Part of a data file
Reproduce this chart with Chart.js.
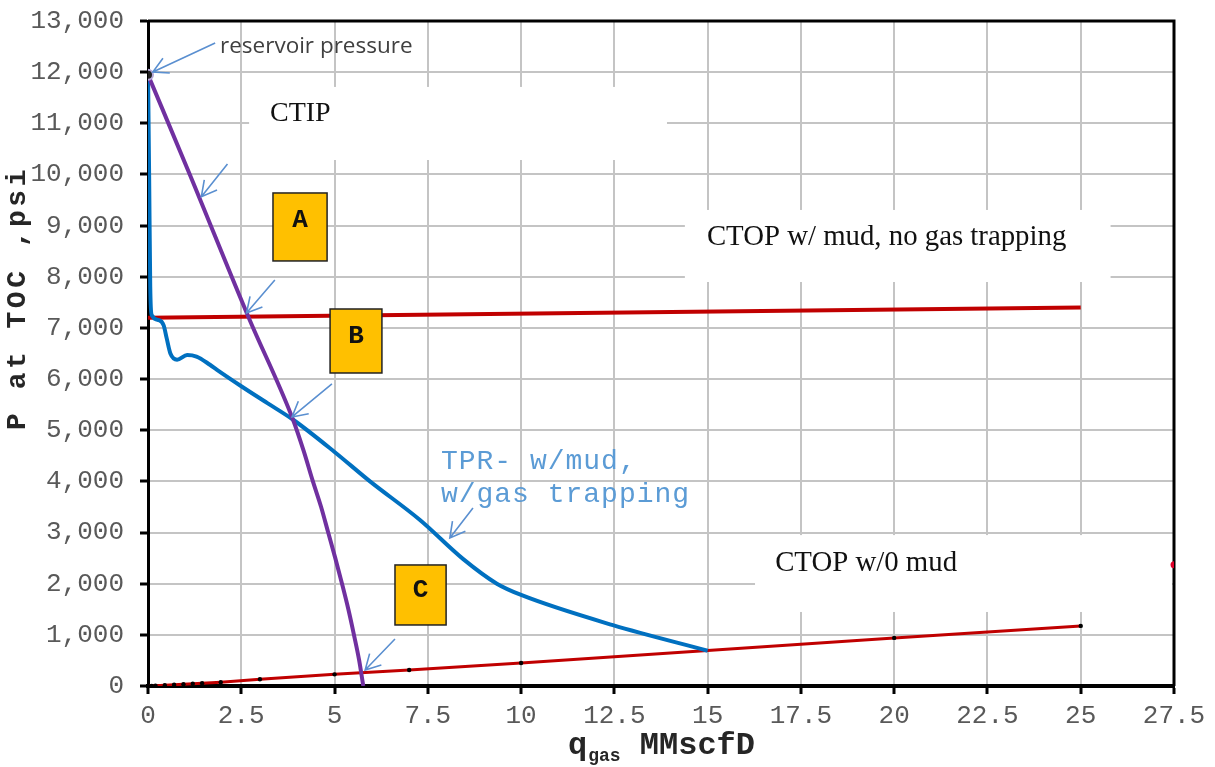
<!DOCTYPE html>
<html>
<head>
<meta charset="utf-8">
<script src="https://cdn.jsdelivr.net/npm/chart.js@4.4.1/dist/chart.umd.min.js"></script>
<style>
  html, body { margin: 0; padding: 0; background: #fff; }
  #wrap { width: 1215px; height: 767px; position: relative; }
</style>
</head>
<body>
<div id="wrap"><canvas id="chart" width="1215" height="767"></canvas></div>
<script>
// Axis ticks
const xTicks = [0, 2.5, 5, 7.5, 10, 12.5, 15, 17.5, 20, 22.5, 25, 27.5];
const yTicks = [0, 1000, 2000, 3000, 4000, 5000, 6000, 7000, 8000, 9000, 10000, 11000, 12000, 13000];

// CTIP (inflow performance) curve
const ctipQ = [0, 1.12, 2.7, 3.89, 4.17, 4.42, 4.64, 4.83, 5.02, 5.2, 5.37, 5.52, 5.66, 5.77];
const ctipP = [11950, 10000, 7200, 5200, 4600, 4000, 3500, 3000, 2500, 2000, 1500, 1000, 500, 0];

// TPR with mud and gas trapping
const tprQ = [0, 0.03, 0.06, 0.1, 0.3, 0.42, 0.5, 0.6, 0.78, 1.05, 1.3, 1.66, 1.85, 2.5, 3.2, 3.9, 5.0, 5.95, 7.29, 8.45, 9.35, 10, 12.46, 15];
const tprP = [12000, 10000, 7800, 7250, 7150, 7050, 6800, 6500, 6380, 6470, 6440, 6280, 6180, 5860, 5530, 5200, 4575, 4000, 3245, 2480, 2000, 1780, 1190, 690];

// CTOP with mud, no gas trapping
const ctopMudQ = [0, 25];
const ctopMudP = [7200, 7400];

// CTOP without mud
const ctopDryQ = [0, 0.1, 0.2, 0.45, 0.7, 0.95, 1.2, 1.45, 1.95, 3, 5, 7, 10, 20, 25];
const ctopDryP = [0, 3, 6, 15, 25, 35, 45, 55, 75, 131, 228, 313, 450, 940, 1175];

// Reservoir pressure point and the stray point on the right border
const reservoirQ = [0];
const reservoirP = [11950];
const edgeQ = [27.5];
const edgeP = [2370];

const MONO = "'Liberation Mono', 'Courier New', monospace";
const SERIF = "'Liberation Serif', 'Times New Roman', serif";
const SANS = "'Open Sans', 'Noto Sans', sans-serif";

const pts = (xs, ys) => xs.map((x, i) => ({ x: x, y: ys[i] }));
const withCommas = v => String(v).replace(/\B(?=(\d{3})+(?!\d))/g, ',');

// Annotation layout (data units)
const blankPanels = [
  { x0: 2.71, x1: 13.91, y0: 10283, y1: 11711 },
  { x0: 14.39, x1: 25.8, y0: 7898, y1: 9306 },
  { x0: 16.27, x1: 27.5, y0: 1447, y1: 2950 }
];
const notes = [
  { text: 'reservoir pressure', x: 1.93, y: 12492, font: '22.5px ' + SANS, color: '#404040', spacing: '0px' },
  { text: 'CTIP', x: 3.27, y: 11183, font: '28px ' + SERIF, color: '#111', spacing: '0px' },
  { text: 'CTOP w/ mud, no gas trapping', x: 14.98, y: 8778, font: '28.8px ' + SERIF, color: '#111', spacing: '0px' },
  { text: 'CTOP w/0 mud', x: 16.81, y: 2405, font: '28.8px ' + SERIF, color: '#111', spacing: '0px' },
  { text: 'TPR- w/mud,', x: 7.85, y: 4379, font: '28px ' + MONO, color: '#5b9bd5', spacing: '1px' },
  { text: 'w/gas trapping', x: 7.85, y: 3734, font: '28px ' + MONO, color: '#5b9bd5', spacing: '1px' }
];
const tags = [
  { text: 'A', x0: 3.35, x1: 4.80, y0: 8309, y1: 9638, ty: 9100 },
  { text: 'B', x0: 4.88, x1: 6.27, y0: 6119, y1: 7370, ty: 6840 },
  { text: 'C', x0: 6.62, x1: 7.99, y0: 1193, y1: 2366, ty: 1870 }
];
const pointers = [
  [1.80, 12570, 0.13, 12004],
  [2.13, 10205, 1.43, 9566],
  [3.40, 7937, 2.64, 7292],
  [4.93, 5904, 3.86, 5259],
  [6.62, 919, 5.82, 313],
  [8.71, 3480, 8.09, 2893]
];

function drawArrow(ctx, x1, y1, x2, y2) {
  const a = Math.atan2(y2 - y1, x2 - x1), L = 17, w = 0.5;
  ctx.beginPath();
  ctx.moveTo(x1, y1);
  ctx.lineTo(x2, y2);
  ctx.moveTo(x2 - L * Math.cos(a - w), y2 - L * Math.sin(a - w));
  ctx.lineTo(x2, y2);
  ctx.lineTo(x2 - L * Math.cos(a + w), y2 - L * Math.sin(a + w));
  ctx.stroke();
}

const annotations = {
  id: 'annotations',
  beforeDatasetsDraw(chart) {
    const ctx = chart.ctx, xs = chart.scales.x, ys = chart.scales.y, ca = chart.chartArea;
    ctx.save();
    // white panels behind the text labels
    ctx.fillStyle = '#fff';
    blankPanels.forEach(b => {
      const l = xs.getPixelForValue(b.x0), r = xs.getPixelForValue(b.x1);
      const t = ys.getPixelForValue(b.y1), btm = ys.getPixelForValue(b.y0);
      ctx.fillRect(l, t, Math.min(r, ca.right - 2) - l, btm - t);
    });
    // top and right frame
    ctx.strokeStyle = '#000';
    ctx.lineWidth = 3;
    ctx.beginPath();
    ctx.moveTo(ca.left, ca.top);
    ctx.lineTo(ca.right, ca.top);
    ctx.lineTo(ca.right, ca.bottom);
    ctx.stroke();
    ctx.restore();
  },
  afterDatasetsDraw(chart) {
    const ctx = chart.ctx, xs = chart.scales.x, ys = chart.scales.y, ca = chart.chartArea;
    ctx.save();
    // A / B / C tags
    tags.forEach(g => {
      const l = xs.getPixelForValue(g.x0), r = xs.getPixelForValue(g.x1);
      const t = ys.getPixelForValue(g.y1), btm = ys.getPixelForValue(g.y0);
      ctx.fillStyle = '#ffc000';
      ctx.fillRect(l, t, r - l, btm - t);
      ctx.strokeStyle = '#222';
      ctx.lineWidth = 1.5;
      ctx.strokeRect(l, t, r - l, btm - t);
      ctx.fillStyle = '#111';
      ctx.font = 'bold 26px ' + MONO;
      ctx.textAlign = 'center';
      ctx.textBaseline = 'middle';
      ctx.fillText(g.text, (l + r) / 2, ys.getPixelForValue(g.ty));
    });
    // text labels
    notes.forEach(n => {
      ctx.font = n.font;
      ctx.letterSpacing = n.spacing;
      ctx.fillStyle = n.color;
      ctx.textAlign = 'left';
      ctx.textBaseline = 'middle';
      ctx.fillText(n.text, xs.getPixelForValue(n.x), ys.getPixelForValue(n.y));
    });
    ctx.letterSpacing = '0px';
    // pointer arrows
    ctx.strokeStyle = '#5a8fd0';
    ctx.lineWidth = 1.6;
    pointers.forEach(p => drawArrow(ctx,
      xs.getPixelForValue(p[0]), ys.getPixelForValue(p[1]),
      xs.getPixelForValue(p[2]), ys.getPixelForValue(p[3])));

    // axis titles
    ctx.fillStyle = '#262626';
    ctx.textBaseline = 'alphabetic';
    ctx.textAlign = 'left';
    const cx = (ca.left + ca.right) / 2;
    ctx.font = 'bold 32px ' + MONO;
    const wq = ctx.measureText('q').width;
    const wRest = ctx.measureText(' MMscfD').width;
    ctx.font = 'bold 18px ' + MONO;
    const wSub = ctx.measureText('gas').width;
    const x0 = cx - (wq + wSub + wRest) / 2;
    ctx.font = 'bold 32px ' + MONO;
    ctx.fillText('q', x0, 754);
    ctx.font = 'bold 18px ' + MONO;
    ctx.fillText('gas', x0 + wq + 1, 761);
    ctx.font = 'bold 32px ' + MONO;
    ctx.fillText(' MMscfD', x0 + wq + wSub + 1, 754);

    ctx.translate(18, 298);
    ctx.rotate(-Math.PI / 2);
    ctx.textAlign = 'center';
    ctx.textBaseline = 'middle';
    ctx.font = 'bold 28px ' + MONO;
    ctx.letterSpacing = '3.5px';
    ctx.fillText('P at TOC ,psi', 0, 0);
    ctx.restore();
  }
};

new Chart(document.getElementById('chart'), {
  type: 'line',
  data: {
    datasets: [
      { label: 'CTIP', data: pts(ctipQ, ctipP), borderColor: '#7030a0', borderWidth: 4,
        pointRadius: 0, cubicInterpolationMode: 'monotone', order: 0 },
      { label: 'TPR w/mud, w/gas trapping', data: pts(tprQ, tprP), borderColor: '#0070c0', borderWidth: 4,
        pointRadius: 0, cubicInterpolationMode: 'monotone', order: 1 },
      { label: 'CTOP w/ mud, no gas trapping', data: pts(ctopMudQ, ctopMudP), borderColor: '#c00000', borderWidth: 4,
        pointRadius: 0, order: 2 },
      { label: 'CTOP w/0 mud', data: pts(ctopDryQ, ctopDryP), borderColor: '#c00000', borderWidth: 3,
        pointRadius: 2.2, pointBackgroundColor: '#000', pointBorderWidth: 0, order: 3 },
      { label: 'reservoir pressure', data: pts(reservoirQ, reservoirP), showLine: false,
        pointRadius: 5, pointBackgroundColor: '#222', pointBorderColor: '#b4a7d6', pointBorderWidth: 2, order: -1 },
      { label: 'edge', data: pts(edgeQ, edgeP), showLine: false, clip: 0,
        pointRadius: 3.5, pointBackgroundColor: '#e0002a', pointBorderWidth: 0, order: 4 }
    ]
  },
  options: {
    responsive: false,
    animation: false,
    layout: { padding: { top: 21, right: 41, left: 0, bottom: 0 } },
    plugins: { legend: { display: false }, tooltip: { enabled: false } },
    scales: {
      x: {
        type: 'linear', min: 0, max: 27.5,
        afterBuildTicks: s => { s.ticks = xTicks.map(v => ({ value: v })); },
        afterFit: s => { s.height = 81; s.paddingLeft = 0; s.paddingRight = 0; },
        grid: { color: '#c4c4c4', lineWidth: 2, tickColor: '#000', tickWidth: 3, tickLength: 8 },
        border: { color: '#000', width: 4 },
        ticks: { color: '#595959', font: { family: MONO, size: 26 }, padding: 7,
                 maxRotation: 0, autoSkip: false, callback: v => String(v) }
      },
      y: {
        type: 'linear', min: 0, max: 13000,
        afterBuildTicks: s => { s.ticks = yTicks.map(v => ({ value: v })); },
        afterFit: s => { s.width = 148; s.paddingTop = 0; s.paddingBottom = 0; },
        grid: { color: '#c4c4c4', lineWidth: 2, tickColor: '#000', tickWidth: 3, tickLength: 8 },
        border: { color: '#000', width: 3 },
        ticks: { color: '#595959', font: { family: MONO, size: 26 }, padding: 16,
                 autoSkip: false, callback: v => withCommas(v) }
      }
    }
  },
  plugins: [annotations]
});
</script>
</body>
</html>
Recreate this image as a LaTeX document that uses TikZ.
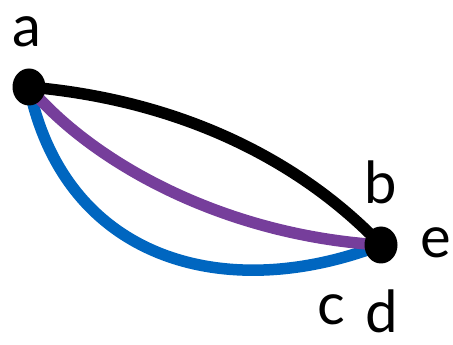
\documentclass[tikz,border=0pt]{standalone}
\usepackage{fontspec}
\usetikzlibrary{shapes.geometric}
\setmainfont{Lato}
\definecolor{cpurple}{HTML}{763E9B}
\definecolor{cblue}{HTML}{0066C0}
\begin{document}
\begin{tikzpicture}[x=1pt,y=1pt,
  dot/.style={ellipse,fill=black,inner sep=0pt,minimum width=33pt,minimum height=37pt},
  lbl/.style={font=\fontsize{58}{62}\selectfont,inner sep=0pt},
  edge/.style={line width=11.5pt}]
\useasboundingbox (0,0) rectangle (453,345);
\coordinate (pa) at (29,258);
\coordinate (pd) at (381,100);
\draw[edge,cblue] (pa) .. controls (65,85) and (225,40) .. (pd);
\draw[edge,cpurple] (pa) .. controls (90,185) and (220,110) .. (pd);
\draw[edge,black] (pa) .. controls (180,245) and (300,185) .. (pd);
\node[dot] (a) at (pa) {};
\node[dot] (d) at (pd) {};
\node[lbl] (la) at (27,313) {a};
\node[lbl] (lb) at (381,163) {b};
\node[lbl] (le) at (436,102) {e};
\node[lbl] (lc) at (331,35) {c};
\node[lbl] (ld) at (382,34) {d};
\end{tikzpicture}
\end{document}
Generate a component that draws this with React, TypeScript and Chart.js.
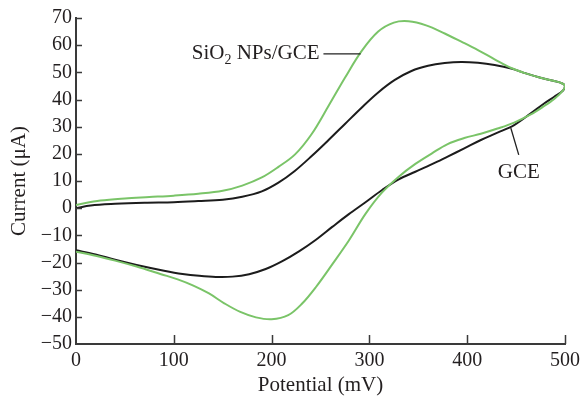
import React, { useEffect, useRef } from "react";
import { Chart, registerables } from "chart.js";

Chart.register(...registerables);

// SiO2 NPs/GCE voltammogram: forward scan 0 -> 500 mV, then reverse 500 -> 0 mV
const sio2Potential = [
  0, 25, 50, 75, 100, 125, 150, 170, 190, 207, 224, 241, 258, 275, 292, 309, 325, 340, 358, 377, 394, 411, 428, 445, 460, 475, 488, 496, 500,
  498, 489, 477, 465, 448, 431, 414, 397, 380, 364, 347, 330, 313, 296, 279, 262, 245, 231, 217, 200, 184, 168, 152, 136, 120, 104, 87, 62, 40, 20, 0,
];
const sio2Current = [
  1.2, 2.8, 3.6, 4.1, 4.6, 5.3, 6.4, 8.3, 11.3, 15.2, 19.8, 27.3, 37.5, 48, 57.8, 65, 68.3, 68.8, 67.3, 64.3, 61.3, 58.2, 54.8, 51.6, 49.6, 48, 46.9, 46.1, 45.1,
  43.4, 40.2, 37.2, 34.5, 31.5, 29.3, 27.4, 25.8, 23.6, 20.2, 16.3, 11.6, 5.8, -2.1, -11.9, -20.7, -29.2, -35.2, -39.4, -40.9, -40.2, -38.2, -35.1, -31.4, -28.5, -26.2, -24.3, -21.5, -19.3, -17.5, -16,
];

// GCE voltammogram
const gcePotential = [
  0, 15, 40, 70, 100, 125, 150, 170, 190, 207, 224, 241, 258, 275, 292, 309, 326, 343, 360, 377, 394, 411, 428, 445, 460, 475, 488, 496, 500,
  498, 489, 479, 464, 448, 431, 414, 397, 380, 364, 347, 330, 313, 296, 279, 262, 245, 228, 211, 194, 177, 160, 143, 126, 109, 90, 62, 40, 20, 0,
];
const gceCurrent = [
  0, 1.0, 1.6, 2.0, 2.2, 2.6, 3.1, 4.2, 6.2, 9.4, 13.8, 19.2, 25, 31, 37, 42.6, 47.2, 50.5, 52.4, 53.4, 53.8, 53.5, 52.7, 51.4, 49.6, 48, 46.9, 46.1, 45.1,
  43.3, 41, 38.6, 34.6, 30.6, 27.8, 25.1, 22, 19, 16.2, 13.4, 10.6, 6.7, 2.2, -2.2, -6.9, -11.7, -15.9, -19.5, -22.4, -24.3, -25.2, -25.3, -24.9, -24.2, -23, -20.9, -19, -17, -15.5,
];

const yTickValues = [-50, -40, -30, -20, -10, 0, 10, 20, 30, 40, 50, 60, 70];
const xTickValues = [0, 100, 200, 300, 400, 500];

const FONT = '"Liberation Serif", "DejaVu Serif", serif';
const GREEN = "rgb(122,196,104)";
const BLACK = "#1c1c1c";
const AXIS = "#3a3a3a";
const TEXT = "#231f20";

const toPoints = (xs: number[], ys: number[]) => xs.map((x, i) => ({ x, y: ys[i] }));

const annotationPlugin = {
  id: "annotations",
  afterDraw(chart: any) {
    const { ctx } = chart;
    const xs = chart.scales.x;
    const ys = chart.scales.y;
    const area = chart.chartArea;
    ctx.save();
    // inward tick marks
    ctx.strokeStyle = AXIS;
    ctx.lineWidth = 1.5;
    ctx.beginPath();
    yTickValues.forEach((v) => {
      if (v === -50) return;
      const py = Math.round(ys.getPixelForValue(v)) + 0.5;
      ctx.moveTo(area.left, py);
      ctx.lineTo(area.left + 6, py);
    });
    xTickValues.forEach((v) => {
      if (v === 0) return;
      const px = Math.round(xs.getPixelForValue(v)) + 0.5;
      ctx.moveTo(px, area.bottom);
      ctx.lineTo(px, area.bottom - 9);
    });
    ctx.stroke();

    // SiO2 NPs/GCE label
    ctx.fillStyle = TEXT;
    ctx.textBaseline = "middle";
    const fMain = `21px ${FONT}`;
    const fSub = `14px ${FONT}`;
    const ly = ys.getPixelForValue(56.8);
    const rightX = xs.getPixelForValue(249);
    ctx.font = fMain;
    const w1 = ctx.measureText("SiO").width;
    const w3 = ctx.measureText(" NPs/GCE").width;
    ctx.font = fSub;
    const w2 = ctx.measureText("2").width;
    const x0 = rightX - (w1 + w2 + w3);
    ctx.font = fMain;
    ctx.textAlign = "left";
    ctx.fillText("SiO", x0, ly);
    ctx.font = fSub;
    ctx.fillText("2", x0 + w1, ly + 6);
    ctx.font = fMain;
    ctx.fillText(" NPs/GCE", x0 + w1 + w2, ly);
    ctx.strokeStyle = "#222";
    ctx.lineWidth = 1.3;
    ctx.beginPath();
    ctx.moveTo(xs.getPixelForValue(253), ly);
    ctx.lineTo(xs.getPixelForValue(291), ly);
    ctx.stroke();

    // GCE label
    ctx.textAlign = "center";
    ctx.font = fMain;
    ctx.fillText("GCE", xs.getPixelForValue(452.7), ys.getPixelForValue(13.3));
    ctx.beginPath();
    ctx.moveTo(xs.getPixelForValue(444.6), ys.getPixelForValue(29.5));
    ctx.lineTo(xs.getPixelForValue(452.7), ys.getPixelForValue(19.6));
    ctx.stroke();
    ctx.restore();
  },
};

export default function App() {
  const canvasRef = useRef<HTMLCanvasElement | null>(null);

  useEffect(() => {
    document.body.style.margin = "0";
    const canvas = canvasRef.current;
    if (!canvas) return;
    const chart = new Chart(canvas, {
      type: "scatter",
      data: {
        datasets: [
          {
            label: "SiO2 NPs/GCE",
            data: toPoints(sio2Potential, sio2Current),
            showLine: true,
            borderColor: GREEN,
            backgroundColor: GREEN,
            borderWidth: 2,
            pointRadius: 0,
            tension: 0.35,
            fill: false,
          },
          {
            label: "GCE",
            data: toPoints(gcePotential, gceCurrent),
            showLine: true,
            borderColor: BLACK,
            backgroundColor: BLACK,
            borderWidth: 2,
            pointRadius: 0,
            tension: 0.35,
            fill: false,
          },
        ],
      },
      options: {
        animation: false,
        responsive: false,
        maintainAspectRatio: false,
        layout: { padding: { top: 18, right: 18, left: 0, bottom: 0 } },
        plugins: {
          legend: { display: false },
          tooltip: { enabled: false },
        },
        scales: {
          x: {
            type: "linear",
            min: 0,
            max: 500,
            grid: { display: false, drawTicks: false },
            border: { display: true, color: AXIS, width: 2 },
            ticks: {
              stepSize: 100,
              padding: 5,
              color: TEXT,
              font: { family: FONT, size: 20 },
              maxRotation: 0,
            },
            title: {
              display: true,
              text: "Potential (mV)",
              color: TEXT,
              font: { family: FONT, size: 21 },
              padding: { top: 0, bottom: 0 },
            },
            afterFit: (scale: any) => {
              scale.height = 54;
            },
          },
          y: {
            type: "linear",
            min: -50,
            max: 70,
            grid: { display: false, drawTicks: false },
            border: { display: true, color: AXIS, width: 2 },
            ticks: {
              stepSize: 10,
              padding: 4,
              color: TEXT,
              font: { family: FONT, size: 20 },
              callback: (v: any) => String(v).replace("-", "\u2212"),
            },
            title: {
              display: true,
              text: "Current (\u03bcA)",
              color: TEXT,
              font: { family: FONT, size: 21 },
              padding: { top: 7, bottom: 0 },
            },
            afterFit: (scale: any) => {
              scale.width = 76;
            },
          },
        },
      },
      plugins: [annotationPlugin],
    });
    return () => chart.destroy();
  }, []);

  return (
    <div style={{ width: 585, height: 398 }}>
      <canvas ref={canvasRef} width={585} height={398} style={{ display: "block" }} />
    </div>
  );
}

### GIVEN EXERCISE
Using the data above, extract exactly the lines from the one containing "Generate a component" through the one containing "const toPoints = (xs: number[], ys: number[])". Pictures are left out.

### RESULT FOR THIS EXERCISE
Generate a component that draws this with React, TypeScript and Chart.js.
import React, { useEffect, useRef } from "react";
import { Chart, registerables } from "chart.js";

Chart.register(...registerables);

// SiO2 NPs/GCE voltammogram: forward scan 0 -> 500 mV, then reverse 500 -> 0 mV
const sio2Potential = [
  0, 25, 50, 75, 100, 125, 150, 170, 190, 207, 224, 241, 258, 275, 292, 309, 325, 340, 358, 377, 394, 411, 428, 445, 460, 475, 488, 496, 500,
  498, 489, 477, 465, 448, 431, 414, 397, 380, 364, 347, 330, 313, 296, 279, 262, 245, 231, 217, 200, 184, 168, 152, 136, 120, 104, 87, 62, 40, 20, 0,
];
const sio2Current = [
  1.2, 2.8, 3.6, 4.1, 4.6, 5.3, 6.4, 8.3, 11.3, 15.2, 19.8, 27.3, 37.5, 48, 57.8, 65, 68.3, 68.8, 67.3, 64.3, 61.3, 58.2, 54.8, 51.6, 49.6, 48, 46.9, 46.1, 45.1,
  43.4, 40.2, 37.2, 34.5, 31.5, 29.3, 27.4, 25.8, 23.6, 20.2, 16.3, 11.6, 5.8, -2.1, -11.9, -20.7, -29.2, -35.2, -39.4, -40.9, -40.2, -38.2, -35.1, -31.4, -28.5, -26.2, -24.3, -21.5, -19.3, -17.5, -16,
];

// GCE voltammogram
const gcePotential = [
  0, 15, 40, 70, 100, 125, 150, 170, 190, 207, 224, 241, 258, 275, 292, 309, 326, 343, 360, 377, 394, 411, 428, 445, 460, 475, 488, 496, 500,
  498, 489, 479, 464, 448, 431, 414, 397, 380, 364, 347, 330, 313, 296, 279, 262, 245, 228, 211, 194, 177, 160, 143, 126, 109, 90, 62, 40, 20, 0,
];
const gceCurrent = [
  0, 1.0, 1.6, 2.0, 2.2, 2.6, 3.1, 4.2, 6.2, 9.4, 13.8, 19.2, 25, 31, 37, 42.6, 47.2, 50.5, 52.4, 53.4, 53.8, 53.5, 52.7, 51.4, 49.6, 48, 46.9, 46.1, 45.1,
  43.3, 41, 38.6, 34.6, 30.6, 27.8, 25.1, 22, 19, 16.2, 13.4, 10.6, 6.7, 2.2, -2.2, -6.9, -11.7, -15.9, -19.5, -22.4, -24.3, -25.2, -25.3, -24.9, -24.2, -23, -20.9, -19, -17, -15.5,
];

const yTickValues = [-50, -40, -30, -20, -10, 0, 10, 20, 30, 40, 50, 60, 70];
const xTickValues = [0, 100, 200, 300, 400, 500];

const FONT = '"Liberation Serif", "DejaVu Serif", serif';
const GREEN = "rgb(122,196,104)";
const BLACK = "#1c1c1c";
const AXIS = "#3a3a3a";
const TEXT = "#231f20";

const toPoints = (xs: number[], ys: number[]) => xs.map((x, i) => ({ x, y: ys[i] }));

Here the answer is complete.